## OBJECTIVE
Below are the records; give again exactly the lines from the one containing "Generate a Python" through the one containing "b_sp_err = [1.0, 1.0, 0.8, 4.0, 1.2]", leaving out pictures.
━━━━
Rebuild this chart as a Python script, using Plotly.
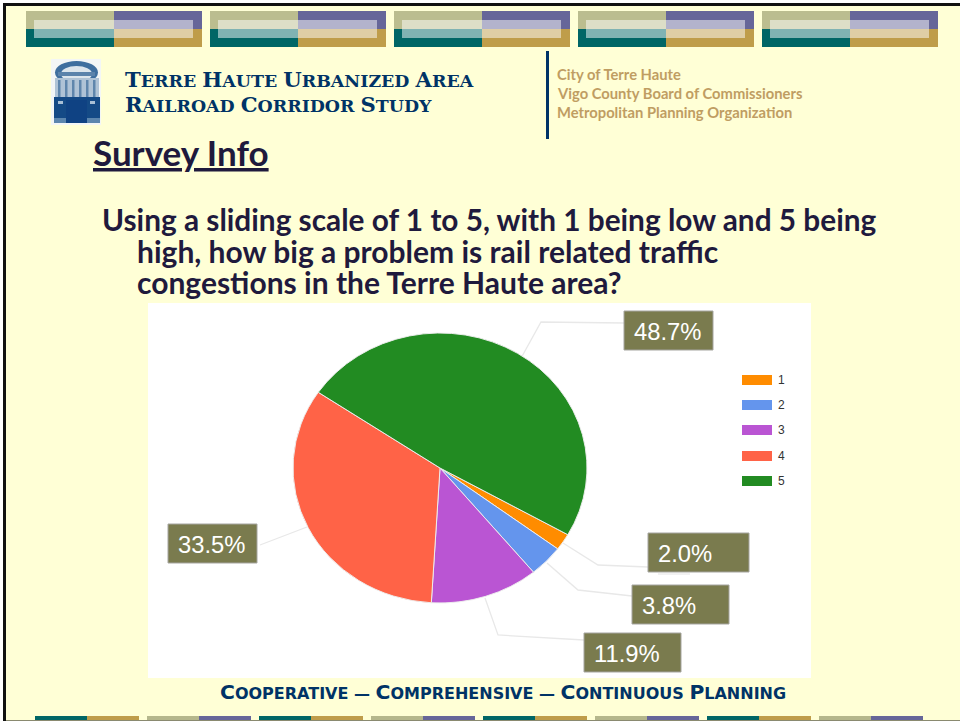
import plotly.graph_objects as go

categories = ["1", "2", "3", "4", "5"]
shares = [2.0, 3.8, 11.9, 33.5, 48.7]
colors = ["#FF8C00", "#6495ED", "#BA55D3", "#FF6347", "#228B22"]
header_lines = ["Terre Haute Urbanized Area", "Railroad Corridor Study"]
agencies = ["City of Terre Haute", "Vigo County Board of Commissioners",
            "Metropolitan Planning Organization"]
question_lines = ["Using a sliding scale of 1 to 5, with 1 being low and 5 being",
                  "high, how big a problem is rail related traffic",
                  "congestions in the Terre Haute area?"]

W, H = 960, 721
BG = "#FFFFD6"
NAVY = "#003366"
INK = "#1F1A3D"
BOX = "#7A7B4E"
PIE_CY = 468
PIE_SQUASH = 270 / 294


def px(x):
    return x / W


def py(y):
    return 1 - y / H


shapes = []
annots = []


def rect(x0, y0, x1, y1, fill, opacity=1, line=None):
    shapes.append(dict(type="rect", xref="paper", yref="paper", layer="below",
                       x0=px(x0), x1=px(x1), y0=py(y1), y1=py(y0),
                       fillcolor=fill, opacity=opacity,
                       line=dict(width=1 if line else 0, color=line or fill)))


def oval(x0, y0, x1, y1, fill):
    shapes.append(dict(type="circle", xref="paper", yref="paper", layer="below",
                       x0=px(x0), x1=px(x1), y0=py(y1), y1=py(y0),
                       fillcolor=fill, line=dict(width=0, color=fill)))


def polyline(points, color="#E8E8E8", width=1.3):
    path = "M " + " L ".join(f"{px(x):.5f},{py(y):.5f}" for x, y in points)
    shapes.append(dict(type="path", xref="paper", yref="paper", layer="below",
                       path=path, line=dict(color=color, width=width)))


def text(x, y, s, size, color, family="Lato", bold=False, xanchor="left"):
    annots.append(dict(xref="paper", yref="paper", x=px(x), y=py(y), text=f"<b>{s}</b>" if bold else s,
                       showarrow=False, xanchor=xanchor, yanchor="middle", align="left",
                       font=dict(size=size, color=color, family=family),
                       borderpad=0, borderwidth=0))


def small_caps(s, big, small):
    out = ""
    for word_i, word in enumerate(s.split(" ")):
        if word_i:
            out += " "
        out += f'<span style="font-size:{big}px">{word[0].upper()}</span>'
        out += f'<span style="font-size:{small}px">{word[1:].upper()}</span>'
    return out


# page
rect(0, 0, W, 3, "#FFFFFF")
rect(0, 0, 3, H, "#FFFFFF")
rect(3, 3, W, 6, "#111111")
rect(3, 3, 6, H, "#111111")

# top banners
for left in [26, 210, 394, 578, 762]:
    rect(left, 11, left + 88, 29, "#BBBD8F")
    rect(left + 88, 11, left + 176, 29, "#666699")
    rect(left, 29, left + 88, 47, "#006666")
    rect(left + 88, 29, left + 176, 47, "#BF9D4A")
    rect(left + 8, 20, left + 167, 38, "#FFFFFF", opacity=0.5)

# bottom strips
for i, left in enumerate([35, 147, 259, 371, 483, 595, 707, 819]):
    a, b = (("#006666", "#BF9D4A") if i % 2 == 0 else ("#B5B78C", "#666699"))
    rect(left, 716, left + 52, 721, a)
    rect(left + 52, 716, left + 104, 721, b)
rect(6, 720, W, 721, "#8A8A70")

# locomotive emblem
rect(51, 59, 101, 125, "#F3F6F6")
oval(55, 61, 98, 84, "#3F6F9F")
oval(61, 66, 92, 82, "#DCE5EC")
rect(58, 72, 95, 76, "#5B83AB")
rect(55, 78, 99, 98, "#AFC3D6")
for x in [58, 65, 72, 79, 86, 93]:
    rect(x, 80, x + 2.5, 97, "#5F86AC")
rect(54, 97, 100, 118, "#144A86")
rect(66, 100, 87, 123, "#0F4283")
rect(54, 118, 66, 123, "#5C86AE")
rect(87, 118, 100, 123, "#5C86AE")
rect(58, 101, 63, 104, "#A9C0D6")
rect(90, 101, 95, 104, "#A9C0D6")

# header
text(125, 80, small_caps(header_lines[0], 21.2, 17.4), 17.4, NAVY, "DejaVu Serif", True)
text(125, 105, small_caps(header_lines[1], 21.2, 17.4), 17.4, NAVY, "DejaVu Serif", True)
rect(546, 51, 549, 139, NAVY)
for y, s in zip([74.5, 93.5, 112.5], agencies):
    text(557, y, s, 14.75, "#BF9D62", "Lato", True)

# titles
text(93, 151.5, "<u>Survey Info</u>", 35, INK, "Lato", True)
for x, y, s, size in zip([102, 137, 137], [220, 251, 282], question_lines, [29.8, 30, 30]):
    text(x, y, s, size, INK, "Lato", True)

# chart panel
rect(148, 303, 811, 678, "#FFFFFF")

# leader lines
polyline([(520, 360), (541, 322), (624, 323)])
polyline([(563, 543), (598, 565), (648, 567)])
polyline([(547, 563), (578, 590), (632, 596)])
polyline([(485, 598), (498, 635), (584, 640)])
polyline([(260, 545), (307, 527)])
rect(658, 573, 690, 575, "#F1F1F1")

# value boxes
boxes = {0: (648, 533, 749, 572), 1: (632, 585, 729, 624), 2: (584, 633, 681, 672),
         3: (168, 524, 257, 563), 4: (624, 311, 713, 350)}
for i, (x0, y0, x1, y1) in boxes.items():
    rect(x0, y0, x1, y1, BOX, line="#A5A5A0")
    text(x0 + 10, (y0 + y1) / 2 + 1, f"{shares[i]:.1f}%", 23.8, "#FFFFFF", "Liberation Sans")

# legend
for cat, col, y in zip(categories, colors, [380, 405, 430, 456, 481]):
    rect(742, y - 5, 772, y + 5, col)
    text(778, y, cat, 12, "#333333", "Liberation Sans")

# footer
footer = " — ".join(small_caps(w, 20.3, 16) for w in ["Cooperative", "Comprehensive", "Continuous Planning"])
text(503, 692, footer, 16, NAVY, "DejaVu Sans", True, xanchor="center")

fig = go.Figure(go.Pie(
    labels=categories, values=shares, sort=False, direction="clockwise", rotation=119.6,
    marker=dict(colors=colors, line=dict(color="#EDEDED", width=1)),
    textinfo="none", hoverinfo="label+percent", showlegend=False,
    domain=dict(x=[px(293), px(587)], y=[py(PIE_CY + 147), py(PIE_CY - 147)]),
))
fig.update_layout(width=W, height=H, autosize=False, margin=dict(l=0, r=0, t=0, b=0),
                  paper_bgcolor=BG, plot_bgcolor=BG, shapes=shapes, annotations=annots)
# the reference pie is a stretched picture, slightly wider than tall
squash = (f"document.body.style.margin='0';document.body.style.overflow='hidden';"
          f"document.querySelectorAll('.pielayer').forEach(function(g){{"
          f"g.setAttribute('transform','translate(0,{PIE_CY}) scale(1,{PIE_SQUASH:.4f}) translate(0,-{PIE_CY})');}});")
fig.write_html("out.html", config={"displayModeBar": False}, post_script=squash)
━━━━
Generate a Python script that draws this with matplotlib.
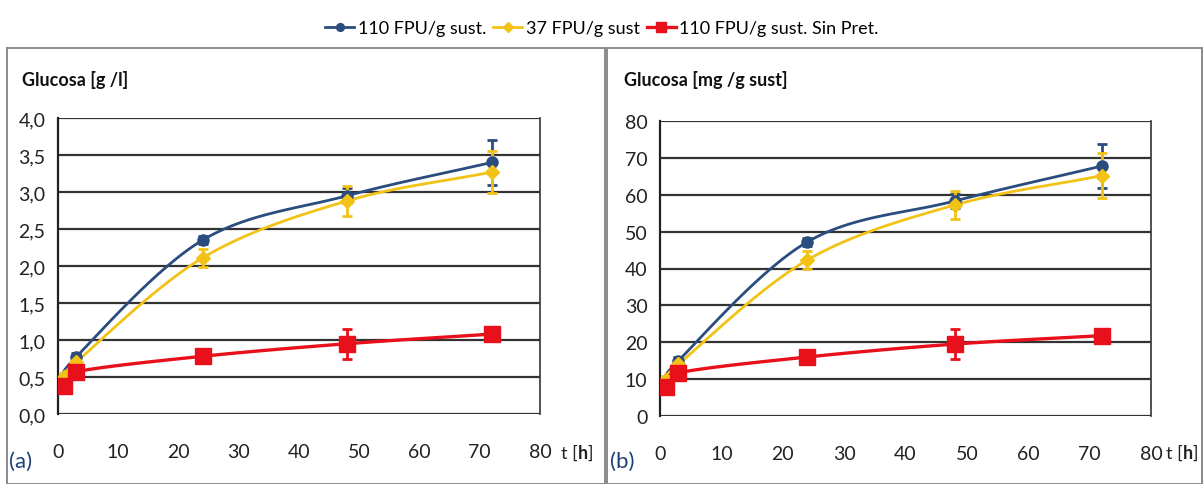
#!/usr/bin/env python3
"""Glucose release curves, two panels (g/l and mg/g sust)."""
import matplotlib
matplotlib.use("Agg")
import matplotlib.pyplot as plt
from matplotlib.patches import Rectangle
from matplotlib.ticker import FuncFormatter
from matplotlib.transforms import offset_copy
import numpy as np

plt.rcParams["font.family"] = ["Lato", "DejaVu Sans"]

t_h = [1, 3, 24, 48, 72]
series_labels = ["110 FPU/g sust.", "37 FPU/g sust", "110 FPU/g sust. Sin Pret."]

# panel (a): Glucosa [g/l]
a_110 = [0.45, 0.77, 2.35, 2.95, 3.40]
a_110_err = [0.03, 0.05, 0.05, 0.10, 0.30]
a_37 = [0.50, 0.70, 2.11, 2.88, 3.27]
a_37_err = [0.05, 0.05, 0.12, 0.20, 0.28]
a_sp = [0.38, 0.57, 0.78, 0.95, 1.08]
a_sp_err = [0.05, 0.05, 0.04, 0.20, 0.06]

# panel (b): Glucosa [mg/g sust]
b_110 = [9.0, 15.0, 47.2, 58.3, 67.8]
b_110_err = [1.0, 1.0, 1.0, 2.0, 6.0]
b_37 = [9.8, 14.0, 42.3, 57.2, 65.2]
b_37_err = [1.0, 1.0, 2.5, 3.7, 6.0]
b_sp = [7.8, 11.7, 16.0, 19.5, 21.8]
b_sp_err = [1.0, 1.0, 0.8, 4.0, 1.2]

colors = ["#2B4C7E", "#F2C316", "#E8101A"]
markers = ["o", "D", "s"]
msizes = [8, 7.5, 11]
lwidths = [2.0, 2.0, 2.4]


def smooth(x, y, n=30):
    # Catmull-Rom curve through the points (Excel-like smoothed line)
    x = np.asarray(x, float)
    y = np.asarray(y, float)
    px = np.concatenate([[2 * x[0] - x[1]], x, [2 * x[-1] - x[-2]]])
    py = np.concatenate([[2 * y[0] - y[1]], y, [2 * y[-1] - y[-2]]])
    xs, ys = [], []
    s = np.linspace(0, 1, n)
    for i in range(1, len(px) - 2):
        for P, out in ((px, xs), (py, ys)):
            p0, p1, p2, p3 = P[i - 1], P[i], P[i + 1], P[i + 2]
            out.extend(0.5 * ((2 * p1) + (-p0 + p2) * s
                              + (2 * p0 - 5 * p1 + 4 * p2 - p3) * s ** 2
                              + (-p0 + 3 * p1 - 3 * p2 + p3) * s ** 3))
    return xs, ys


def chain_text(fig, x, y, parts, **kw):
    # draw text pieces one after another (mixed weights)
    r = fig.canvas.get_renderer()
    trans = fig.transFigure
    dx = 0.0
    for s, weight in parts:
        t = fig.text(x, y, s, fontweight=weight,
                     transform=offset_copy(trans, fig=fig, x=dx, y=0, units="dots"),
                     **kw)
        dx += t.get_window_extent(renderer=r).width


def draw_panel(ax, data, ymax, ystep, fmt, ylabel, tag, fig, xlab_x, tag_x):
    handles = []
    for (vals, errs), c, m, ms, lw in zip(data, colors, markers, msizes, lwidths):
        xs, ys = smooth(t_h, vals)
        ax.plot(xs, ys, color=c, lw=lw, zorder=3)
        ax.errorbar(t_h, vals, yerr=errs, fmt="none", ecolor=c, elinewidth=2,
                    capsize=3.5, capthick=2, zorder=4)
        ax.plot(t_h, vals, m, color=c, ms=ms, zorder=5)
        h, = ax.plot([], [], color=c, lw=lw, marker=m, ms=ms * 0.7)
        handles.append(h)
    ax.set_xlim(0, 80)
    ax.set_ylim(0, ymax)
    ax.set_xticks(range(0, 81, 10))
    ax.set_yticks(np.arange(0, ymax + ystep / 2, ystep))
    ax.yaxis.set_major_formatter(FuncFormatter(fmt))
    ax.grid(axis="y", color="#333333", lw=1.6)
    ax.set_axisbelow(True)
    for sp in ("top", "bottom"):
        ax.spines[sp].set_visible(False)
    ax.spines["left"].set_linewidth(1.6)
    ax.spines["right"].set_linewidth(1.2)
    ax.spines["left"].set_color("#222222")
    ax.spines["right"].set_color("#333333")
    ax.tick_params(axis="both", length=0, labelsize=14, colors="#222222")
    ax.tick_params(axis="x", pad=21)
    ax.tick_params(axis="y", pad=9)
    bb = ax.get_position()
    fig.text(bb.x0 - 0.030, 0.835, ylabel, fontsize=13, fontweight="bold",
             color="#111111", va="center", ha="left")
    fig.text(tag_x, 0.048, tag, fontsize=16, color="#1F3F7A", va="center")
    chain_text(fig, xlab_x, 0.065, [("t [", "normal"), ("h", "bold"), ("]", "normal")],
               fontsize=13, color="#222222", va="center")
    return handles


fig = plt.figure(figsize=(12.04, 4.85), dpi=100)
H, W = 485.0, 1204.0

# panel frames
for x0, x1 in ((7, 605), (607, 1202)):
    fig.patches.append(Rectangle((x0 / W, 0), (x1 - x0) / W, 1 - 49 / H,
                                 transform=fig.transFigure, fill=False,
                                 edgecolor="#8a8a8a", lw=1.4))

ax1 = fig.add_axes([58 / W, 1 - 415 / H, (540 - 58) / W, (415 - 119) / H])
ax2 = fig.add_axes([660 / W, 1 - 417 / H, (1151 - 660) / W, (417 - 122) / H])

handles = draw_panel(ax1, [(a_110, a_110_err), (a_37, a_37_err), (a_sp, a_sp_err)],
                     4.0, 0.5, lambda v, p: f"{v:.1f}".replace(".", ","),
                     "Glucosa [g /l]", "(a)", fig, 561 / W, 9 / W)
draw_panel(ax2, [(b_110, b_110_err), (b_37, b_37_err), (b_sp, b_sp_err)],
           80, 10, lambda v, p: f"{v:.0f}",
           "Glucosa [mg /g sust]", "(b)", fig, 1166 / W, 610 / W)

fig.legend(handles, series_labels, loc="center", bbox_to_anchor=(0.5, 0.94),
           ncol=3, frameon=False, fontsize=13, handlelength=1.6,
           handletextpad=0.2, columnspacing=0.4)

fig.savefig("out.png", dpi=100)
━━━━
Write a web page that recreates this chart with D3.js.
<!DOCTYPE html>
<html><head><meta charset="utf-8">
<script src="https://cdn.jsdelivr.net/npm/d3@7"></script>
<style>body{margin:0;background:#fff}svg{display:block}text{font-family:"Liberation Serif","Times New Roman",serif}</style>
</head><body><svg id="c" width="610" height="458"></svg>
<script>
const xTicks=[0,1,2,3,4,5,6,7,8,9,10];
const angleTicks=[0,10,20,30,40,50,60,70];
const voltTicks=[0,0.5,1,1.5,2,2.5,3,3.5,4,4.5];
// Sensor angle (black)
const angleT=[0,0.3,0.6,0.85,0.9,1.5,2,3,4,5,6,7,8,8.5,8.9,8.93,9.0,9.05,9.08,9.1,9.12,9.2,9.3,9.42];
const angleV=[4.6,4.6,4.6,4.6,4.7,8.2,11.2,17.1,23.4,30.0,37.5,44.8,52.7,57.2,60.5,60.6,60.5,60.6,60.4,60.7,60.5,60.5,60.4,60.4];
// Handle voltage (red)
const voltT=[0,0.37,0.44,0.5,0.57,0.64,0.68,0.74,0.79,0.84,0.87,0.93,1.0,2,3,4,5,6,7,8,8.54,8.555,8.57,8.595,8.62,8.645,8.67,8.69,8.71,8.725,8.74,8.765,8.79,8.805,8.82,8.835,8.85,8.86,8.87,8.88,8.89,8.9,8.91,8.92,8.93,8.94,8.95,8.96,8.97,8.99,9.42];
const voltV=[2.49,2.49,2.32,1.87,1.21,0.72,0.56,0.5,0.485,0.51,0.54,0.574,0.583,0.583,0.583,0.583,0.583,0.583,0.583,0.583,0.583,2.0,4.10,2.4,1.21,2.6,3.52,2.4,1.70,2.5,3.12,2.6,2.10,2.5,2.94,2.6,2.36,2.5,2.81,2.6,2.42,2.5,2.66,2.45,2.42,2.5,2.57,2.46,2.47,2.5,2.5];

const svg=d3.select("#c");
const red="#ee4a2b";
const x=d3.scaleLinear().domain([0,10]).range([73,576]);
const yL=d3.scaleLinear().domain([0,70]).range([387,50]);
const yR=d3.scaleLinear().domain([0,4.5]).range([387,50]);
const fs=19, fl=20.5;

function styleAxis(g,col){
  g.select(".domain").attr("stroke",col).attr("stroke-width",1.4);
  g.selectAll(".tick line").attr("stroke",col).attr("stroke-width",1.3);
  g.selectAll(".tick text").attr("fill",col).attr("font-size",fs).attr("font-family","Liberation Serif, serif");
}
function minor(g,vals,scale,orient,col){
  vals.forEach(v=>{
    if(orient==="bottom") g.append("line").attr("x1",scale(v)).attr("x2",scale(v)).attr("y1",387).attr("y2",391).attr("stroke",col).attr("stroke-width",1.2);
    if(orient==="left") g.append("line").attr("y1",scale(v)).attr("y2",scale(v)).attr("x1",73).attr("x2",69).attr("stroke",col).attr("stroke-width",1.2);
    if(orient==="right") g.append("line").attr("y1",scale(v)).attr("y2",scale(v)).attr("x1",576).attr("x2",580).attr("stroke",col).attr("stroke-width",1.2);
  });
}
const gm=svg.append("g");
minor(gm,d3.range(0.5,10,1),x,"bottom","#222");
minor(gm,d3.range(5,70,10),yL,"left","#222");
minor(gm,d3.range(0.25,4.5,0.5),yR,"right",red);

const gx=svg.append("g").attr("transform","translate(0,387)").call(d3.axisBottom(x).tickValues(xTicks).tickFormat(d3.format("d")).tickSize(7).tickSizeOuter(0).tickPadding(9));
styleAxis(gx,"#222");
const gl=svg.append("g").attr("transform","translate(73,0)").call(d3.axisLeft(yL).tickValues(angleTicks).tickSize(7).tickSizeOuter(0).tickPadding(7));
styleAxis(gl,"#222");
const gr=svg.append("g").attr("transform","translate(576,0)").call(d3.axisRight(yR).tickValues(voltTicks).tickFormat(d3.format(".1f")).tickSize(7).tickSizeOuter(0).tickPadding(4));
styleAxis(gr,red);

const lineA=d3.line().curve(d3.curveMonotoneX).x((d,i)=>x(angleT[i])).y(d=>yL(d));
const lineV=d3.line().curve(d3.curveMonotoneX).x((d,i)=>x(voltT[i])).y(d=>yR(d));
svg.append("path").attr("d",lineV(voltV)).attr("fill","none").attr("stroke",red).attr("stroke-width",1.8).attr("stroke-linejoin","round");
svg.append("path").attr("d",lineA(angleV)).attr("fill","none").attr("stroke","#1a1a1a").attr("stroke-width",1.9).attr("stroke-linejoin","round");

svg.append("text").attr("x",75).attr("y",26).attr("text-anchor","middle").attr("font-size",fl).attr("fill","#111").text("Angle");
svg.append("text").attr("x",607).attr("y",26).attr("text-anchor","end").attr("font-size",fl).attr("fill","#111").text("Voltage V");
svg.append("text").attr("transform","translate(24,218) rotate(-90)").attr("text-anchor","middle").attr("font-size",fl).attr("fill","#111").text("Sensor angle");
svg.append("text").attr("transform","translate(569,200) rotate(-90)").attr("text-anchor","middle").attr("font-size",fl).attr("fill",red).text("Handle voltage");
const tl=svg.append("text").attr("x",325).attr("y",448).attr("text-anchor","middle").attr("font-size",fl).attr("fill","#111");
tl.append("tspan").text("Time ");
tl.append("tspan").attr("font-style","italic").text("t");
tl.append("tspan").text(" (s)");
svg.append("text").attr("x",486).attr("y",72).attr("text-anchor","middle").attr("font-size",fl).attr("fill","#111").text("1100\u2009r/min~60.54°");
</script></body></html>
━━━━
## PROBLEM SOLUTION
Generate a Python script that draws this with matplotlib.
#!/usr/bin/env python3
"""Glucose release curves, two panels (g/l and mg/g sust)."""
import matplotlib
matplotlib.use("Agg")
import matplotlib.pyplot as plt
from matplotlib.patches import Rectangle
from matplotlib.ticker import FuncFormatter
from matplotlib.transforms import offset_copy
import numpy as np

plt.rcParams["font.family"] = ["Lato", "DejaVu Sans"]

t_h = [1, 3, 24, 48, 72]
series_labels = ["110 FPU/g sust.", "37 FPU/g sust", "110 FPU/g sust. Sin Pret."]

# panel (a): Glucosa [g/l]
a_110 = [0.45, 0.77, 2.35, 2.95, 3.40]
a_110_err = [0.03, 0.05, 0.05, 0.10, 0.30]
a_37 = [0.50, 0.70, 2.11, 2.88, 3.27]
a_37_err = [0.05, 0.05, 0.12, 0.20, 0.28]
a_sp = [0.38, 0.57, 0.78, 0.95, 1.08]
a_sp_err = [0.05, 0.05, 0.04, 0.20, 0.06]

# panel (b): Glucosa [mg/g sust]
b_110 = [9.0, 15.0, 47.2, 58.3, 67.8]
b_110_err = [1.0, 1.0, 1.0, 2.0, 6.0]
b_37 = [9.8, 14.0, 42.3, 57.2, 65.2]
b_37_err = [1.0, 1.0, 2.5, 3.7, 6.0]
b_sp = [7.8, 11.7, 16.0, 19.5, 21.8]
b_sp_err = [1.0, 1.0, 0.8, 4.0, 1.2]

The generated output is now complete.